Erlaine Rodrigues Silva
O Documento - 25/05/2012
Em mais uma tentativa de fazer com que a Constituição
Federal seja cumprida e que o concurso público seja a forma de acesso aos
cargos públicos, o Supremo Tribunal Federal (STF) iniciou recentemente o
procedimento de converter a Súmula 685 em súmula vinculante.
A Súmula 685 dispõe que "É inconstitucional toda
modalidade de provimento que propicie ao servidor investir-se, sem prévia
aprovação em concurso público destinado ao seu provimento, em cargo que não
integra a carreira na qual anteriormente investido".
Antes da Constituição, promulgada em 1988, era possível ao
servidor público passar de um cargo a outro com ocupação diversa daquela para
qual tinha feito concurso. Mas, o tempo mostrou que essa forma de acesso
acabava criando um campo fértil para práticas de nomeação calcadas no
clientelismo e no apadrinhamento, o que acabava gerando maneiras de burlar as
regras que previam o concurso público. Os apadrinhados faziam concurso para um
cargo com menor complexidade e, partir daí, usavam a transposição para ter
acesso aos cargos mais complexos e melhor remunerados.
Para coibir essa prática e garantir o direito de igualdade
no acesso às carreiras públicas, bem como para garantir a seleção dos melhores
candidatos, que refletirá numa melhor prestação dos serviços públicos, o
Constituinte proibiu a transposição de cargos.
No entanto, a previsão constitucional não foi suficiente
para acabar com a prática do apadrinhamento. De norte a sul, várias Leis foram
editadas para burlar a exigência prevista no inciso II do artigo 37 da
Constituição Federal.
Ora criava-se uma nova carreira mais complexa, melhor
remunerada e com atribuições diversas daquela que existia e, sob o argumento de
que se tratava apenas de reformulação, fazia-se a transposição dos servidores
para a nova carreira sem passarem por concurso público; ora aprovava-se
primeiro uma Lei equiparando as atribuições dos cargos diversos que se desejava
unificar para, depois, também por Lei, promover a união das carreiras
envolvidas. A edição de tais Leis são sempre calcadas em modernas “teorias” da
administração pública, supostamente defensoras da eficiência administrativa.
Em Mato Grosso, essa prática também pôde ser observada. Um
exemplo é a edição da Lei 98/2001, que fez a transposição dos servidores que
estavam investidos nos cargos de nível médio, de Agente de Fiscalização de
Tributos Estaduais (AFATE) e de Agente Arrecadador de Tributos Estaduais (AATE)
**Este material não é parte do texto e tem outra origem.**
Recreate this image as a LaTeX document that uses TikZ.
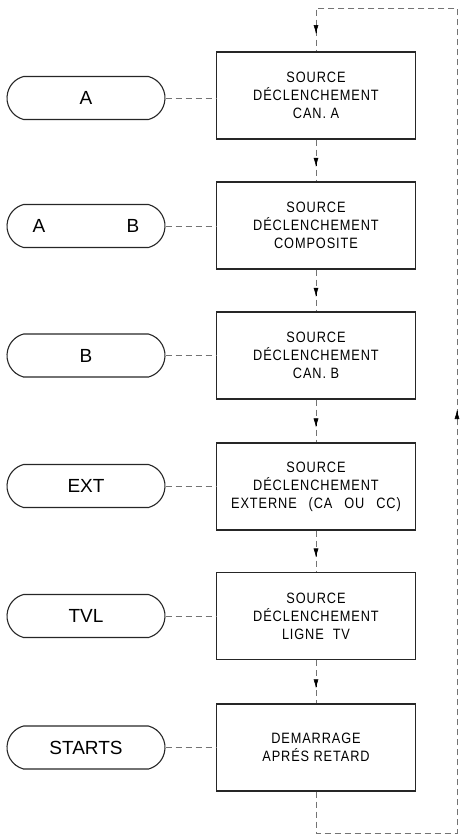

para o cargo de Agente de Tributos Estaduais (ATE) que não integrava as
carreiras dos servidores transpostos e que exige nível superior como requisito
de ingresso. A transposição foi feita sem que esses servidores fizessem
concurso público para o novo cargo.
Diante de tantos atos arbitrários, originaram-se várias
Ações Diretas de Inconstitucionalidade (ADI’s) e o STF sumulou o seu
posicionamento por meio da Súmula 685, buscando inibir a aprovação de Leis que
são contrárias ao dispositivo constitucional.
Todavia, parece que a edição da Súmula não foi suficiente.
Os governos, contando com o tempo a seu favor -- pois uma ADI pode demorar anos
para ser julgada --, prosseguiram com as práticas antigas de um Estado
patrimonialista e clientelista, a ponto de o Supremo iniciar um procedimento
para edição de súmula vinculante e, quiçá, tornar mais célere os desfazimentos
de Leis e atos arbitrários e antidemocráticos que continuam persistindo.